Home » Iran-US Talks: Proxy Wars and Missile Programmes Stay Outside Geneva’s Nuclear Framework

Iran-US Talks: Proxy Wars and Missile Programmes Stay Outside Geneva’s Nuclear Framework

by admin477351

Iran drew a firm and explicit boundary around Tuesday’s indirect nuclear talks in Geneva, insisting that its ballistic missile programme and its support for allied militia groups across the region would not be discussed under any circumstances. This limitation defined the scope of the negotiations as strictly nuclear, even as the US and others have long sought to include these broader security concerns in any comprehensive agreement with Tehran.

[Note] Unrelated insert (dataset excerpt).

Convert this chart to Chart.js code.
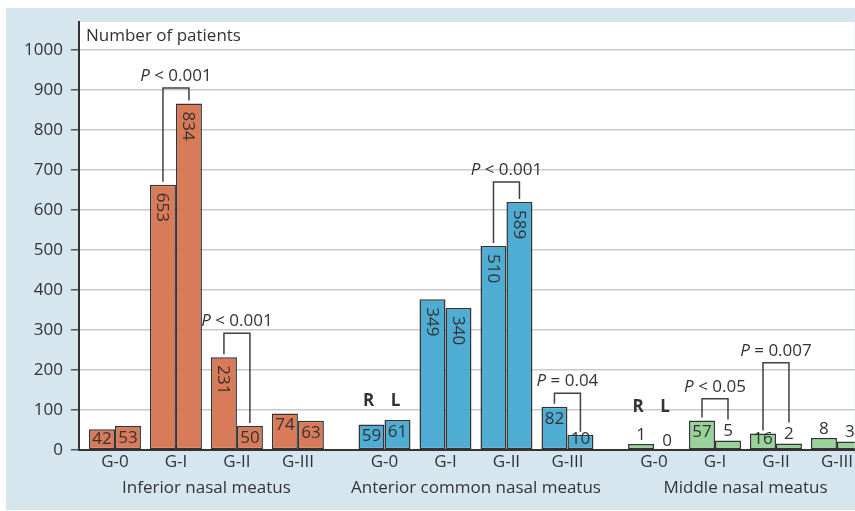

Foreign Minister Araghchi confirmed after the session — described as more constructive than the first round — that both sides had agreed on guiding principles and would exchange draft texts before a third meeting in roughly two weeks. Within the nuclear scope that Iran had defined, the talks covered enrichment, stockpile management, IAEA access, and verification protocols.

Iran’s core nuclear offer included the dilution of its near-weapons-grade uranium and expanded cooperation with IAEA inspectors, including at sites damaged in recent US airstrikes. These proposals were framed as genuine confidence-building measures that demonstrated Iran’s commitment to a negotiated solution, provided that the US accepted the boundaries Tehran had established for the talks.

The US had its own unresolved demands within the nuclear framework: specifically, a complete halt to domestic uranium enrichment — a condition Iran rejected outright. The two sides also differed on the duration of any temporary enrichment suspension and the precise scope of IAEA access, leaving several substantive issues to be addressed in the next round.

The regional context in which these nuclear-only talks were taking place was shaped precisely by the issues Iran refused to discuss. Iranian-supported militia groups were active across multiple countries, and Iran’s ballistic missile programme was a source of deep concern for Gulf states, Israel, and Western governments. Whether a nuclear-only deal — however well-crafted — could provide durable regional security remained an open and contested question.